A hearty and protein-rich chicken broccoli casserole that combines tender chicken, fresh broccoli, and a creamy cheese sauce for a delicious and nutritious meal perfect for any dinner.
2 cups cooked chicken breast, shredded
4 cups fresh broccoli florets
1 cup plain Greek yogurt
1 cup shredded sharp cheddar cheese
1/2 cup shredded mozzarella cheese
1/2 cup finely chopped onion
1/2 cup low-sodium chicken broth
1/4 cup grated Parmesan cheese
2 cloves garlic, minced
1 teaspoon Dijon mustard
1/2 teaspoon salt
1/4 teaspoon black pepper
1 tablespoon olive oil
1/2 teaspoon paprika
Preheat your oven to 375°F (190°C).
Bring a large pot of water to a boil. Add the broccoli florets and cook for 2-3 minutes until bright green and slightly tender. Drain and immediately transfer to a bowl of ice water to stop cooking. Drain again and set aside.
In a large skillet, heat olive oil over medium heat. Add the chopped onion and minced garlic and sauté until softened and fragrant, about 3-4 minutes.
In a large mixing bowl, combine the cooked shredded chicken, blanched broccoli, sautéed onion and garlic, Greek yogurt, chicken broth, Dijon mustard, salt, black pepper, and paprika. Stir well to combine.

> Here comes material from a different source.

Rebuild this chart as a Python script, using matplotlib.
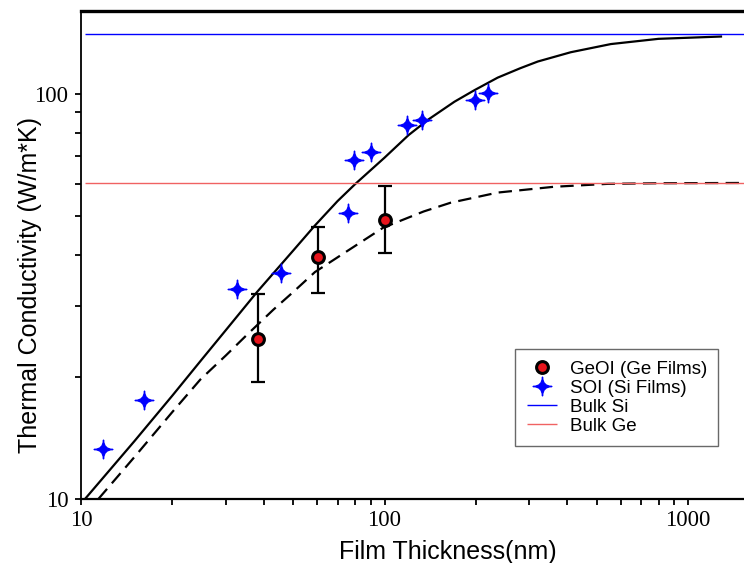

Add the shredded cheddar cheese and half of the mozzarella cheese to the mixture and stir until evenly distributed.
Transfer the mixture into a greased 9×13-inch baking dish and spread evenly.
Sprinkle the remaining mozzarella cheese and grated Parmesan cheese evenly over the top.
Bake uncovered in the preheated oven for 25-30 minutes or until the casserole is bubbly and the cheese on top is melted and golden brown.
Remove from the oven and let it cool for 5 minutes before serving.